Suppose an investor adopts a strategy at the end of January 1901 of buying (selling) the S&P Composite Index when P/E10 crosses below (above) its cumulative average since 1881. The following chart shows when the investor would be in stocks (orange) and out of stocks (white) through August 2009, along with the behavior of the S&P Composite Index over the entire period (log scale). The investor would be out of stocks for all of the 1960s and nearly all of the last two decades. It is not obvious from this chart that the strategy outperforms a buy-and-hold benchmark.

For a closer look, we calculate cumulative returns for this strategy and for buy-and-hold with the following simplistic assumptions:

  • The S&P Composite Index is readily investable since the beginning of 1901 with no trading frictions.
  • There is some constant monthly return on cash while out of stocks.
  • Tax consequences of trading are negligible.

Based on these assumptions, we find that:

  • The P/E10 threshold strategy generates 16 round-trip trades.
  • The strategy is in stocks 52% of the time.
  • The S&P Composite Index average monthly return while the strategy is in (out of) stocks is 0.72% (0.55%).
  • The strategy’s cumulative return through August 2009 matches or exceeds that for a buy-and-hold benchmark as long as the monthly return on cash is at least 0.36% (4.4% annualized).
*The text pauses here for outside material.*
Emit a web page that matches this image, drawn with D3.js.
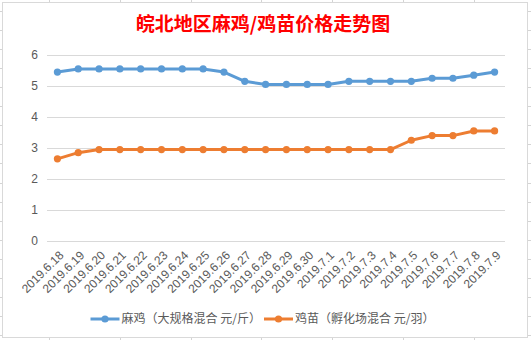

It is not obvious from these results that the P/E10 threshold strategy could beat a buy-and-hold benchmark.

What about a floating interval for calculation of a P/E10 trading threshold?

Suppose the investor instead wants to discard very old data and adopts a strategy at the end of January 1921 of buying (selling) the S&P Composite Index when P/E10 crosses below (above) its 40-year lagged average since 1881. The following chart shows when the investor would be in stocks (brown) and out of stocks (white) through August 2009, along with the behavior of the S&P Composite Index over the period (log scale). The investor would have been out of stocks for much of the 1950s-1960s and nearly all of the last two decades. It is not obvious from this chart that the strategy outperforms a buy-and-hold benchmark.

Based on the same simplifying assumptions used above, we find that:

  • This P/E10 threshold strategy generates 19.5 round-trip trades.
  • The strategy is in stocks 58% of the time.
  • The S&P Composite Index average monthly return while the strategy is in (out of) stocks is 1.00% (0.56%).
  • The strategy’s cumulative return through August 2009 matches or exceeds that for a buy-and-hold benchmark as long as the monthly return on cash is at least 0.27% (3.3% annualized).

Again, it is not obvious that the P/E10 threshold strategy can earn a large enough return on cash while out of stocks to materially best a buy-and-hold benchmark.

In summary, evidence from simple tests on long-run data indicates that P/E10 has some predictive power for long-term future returns, but this predictive power does not convincingly translate into an outperforming investment strategy.

As noted above, the intervals used in calculating P/E10 and measuring its power to predict stock market returns are long, so the available sample (1871-2009) is modest in duration for purposes of statistical inference.